Scheer was pressed to clarify his stance on abortion this summer after it emerged that his Quebec lieutenant, Alain Rayes, had told candidates in the province that backbench MPs would not be allowed to bring forward any bills or motions on the issue.

That goes against party policy, which created confusion until Scheer, a practising Catholic who has voted in favour of restricting abortion rights in the past, said he would oppose any attempt to revive the issue in the House of Commons.

New Democrat Leader Jagmeet Singh said Scheer should have elaborated on his position sooner.

“The fact that he said it today, but he didn’t say it during the debate when asked directly, certainly shows a lack of courage,” Singh said in Toronto.

Trudeau, before he became Liberal leader, said that he was personally against abortion, but did not believe anyone should tell a woman what choices to make involving her own body. Trudeau, who is also a practising Catholic, told The Canadian Press last month that he disagrees with what the Catholic Church teaches about abortion.

As prime minister, Trudeau required all Liberal MPs to vote with his government on matters of reproductive health, and would-be candidates for his party are asked during the nomination process whether that would be a problem.

Asked whether his decision to finally say more about his personal views would put the matter to rest on the campaign trail, Scheer said he expects the Liberals to keep talking about it as a way to distract Canadians from their own record.

“It’s a historic Liberal strategy, that when a Liberal government was dealing with scandal and corruption, it tried to sow fear among Canadians. It tried to divide Canadians with false attacks,” Scheer said.

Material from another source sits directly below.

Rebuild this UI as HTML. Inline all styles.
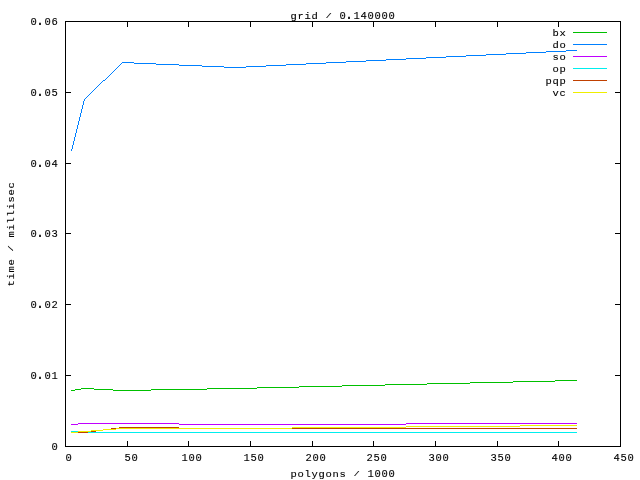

“So, I expect Justin Trudeau to continue to sow fear and division among Canadians, but Canadians can trust that as prime minister of Canada, I would not reopen this debate,” he said.

Trudeau, meanwhile, accused the Conservatives of trying to distract from their own record on climate change by making hay out of the fact that the Liberals have two campaign planes — one for passengers and one for cargo.

Scheer had brought it up during the debate on Wednesday night, calling Trudeau a hypocrite on the environment.

The Liberals said the campaign is buying carbon offsets for greenhouse-gas emissions the planes produce, and did the same for two planes in 2015.

“What we’re seeing here from the Conservatives is a classic and desperate attempt to distract from the fact that they have zero approach on climate change — don’t even think it’s important,” Trudeau said Thursday in Montreal.

“It’s a well-established far-right tactic to try and discredit environmentalists and people who actually want to fight the environment by distracting.”

With another major debate behind them, the federal party leaders were scattering across the country Wednesday.

They are all hoping that when the dust settles after the French-language debate, they will have broken out of the stasis the polls keep showing, despite three weeks of each party working hard to convince Canadians to support them in the Oct. 21 election.

Trudeau stayed in Montreal, where he met with local candidates and supporters. Scheer took his campaign to Atlantic Canada, with stops in New Brunswick and Nova Scotia.

Singh is in Toronto, returning to areas where he is hoping to take seats back from Liberals after an extended sojourn in British Columbia.

The Greens’ Elizabeth May and the People’s Party’s Maxime Bernier are also on their respective home turfs — May on Vancouver Island and Bernier in Quebec’s Beauce region.